I remember mentioning an intention to let go of an enormous angel’s trumpet (Brugmansia) that never bloomed. As if to prove me impatient and mean it’s bedecked with buds now. Not only will it be impossible for me to compost the plant but I’ll have to give it a prime spot on my entry porch—the plantry—instead of sending it straight down cellar into the dark where it belongs for the winter. But won’t I feel lucky in a few weeks when its big, dangling, pale-yellow flowers fill the evening with lemony sweetness?
Speaking of lemony, it’s high time to find windowsill real-estate for citrus plants too. I brought the Key lime (Citrus aurantifolia) inside weeks ago when the night temperatures started to fall into the 50s but I really should offer it to any gardener who turns the thermostat up in the winter instead of layering on sweaters, as I do. Key limes are tropical and would prefer temperatures that hover in the 60s if not 70s. Come to think of it, so would I.

Meyer lemon plants (Citrus ×meyeri) can tolerate more cold—into the 40s—but will do their best winter growing and flowering in the 60s at least. They also want plenty of sun. Unfortunately, the brightest place in my living room happens to be a west-facing corner flanked on one side by our official, but rarely used, front door. I’m on the fence about spending another winter with one out of only two entrances (exits) completely blocked by a spiny behemoth. If it hadn’t set fruit and if nurseries offered trade-ins, I’d have downsized already.

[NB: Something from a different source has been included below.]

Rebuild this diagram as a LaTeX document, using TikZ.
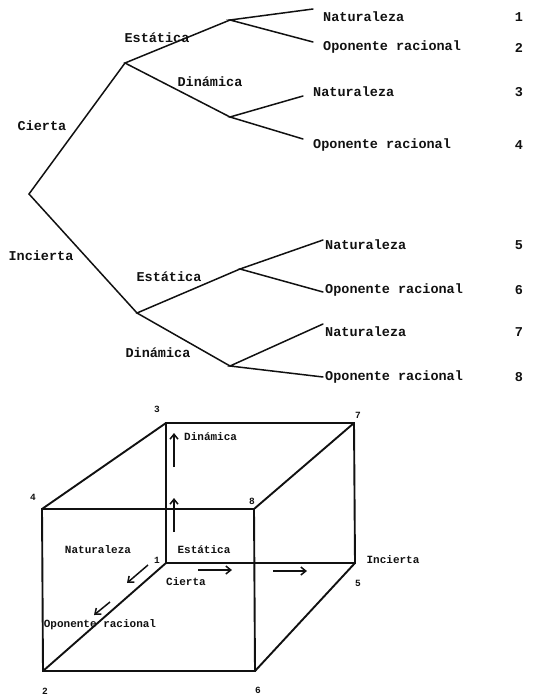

My gardenia and sweet olive (Osmanthus fragrans) are also beginning to outgrow their welcome. I remember when the gardenia was just a rooted cutting at Logee’s that I added on impulse to a boxful of tiny begonias (now also huge). It was cutest thing. This winter it will entirely fill our only south-facing window. A small price to pay, I suppose, for dozens of bone-white swirly flowers that scented the backyard all summer long. The sweet olive, which these days stands as tall as a ten-year old, earns its floor space by blooming all winter and not demanding the sunniest window.
Both plants would be perfectly happy out in the plantry but I’m holding every inch of space out there not already taken by the brugmansia for my favorite tender perennial salvia, cuphea, plectranthus, and African blue basil plants. I’ll dig and pot them up just before the first hard frost because for now, they’re still busy blooming, feeding the bees, and calling to migrating hummingbirds. In the meantime, I took a bunch of cuttings so one way or another, every shelf and most of the floor, is spoken for. As long as I can get into (and out of) my indoor garden this winter, I guess I’m pretty OK with that.
What’s changed since I wrote the above: The sweet olive landed in the plantry after all and I’m enjoying how its scent greets us as we pass through. And the south-facing sunbeam in the living room that I earmarked for the gardenia is actually occupied by two cats and a dog. Maybe I won’t bring so many stock plants in after all. Have you moved any of your garden indoors yet? Can you still get through your doors and see out the windows?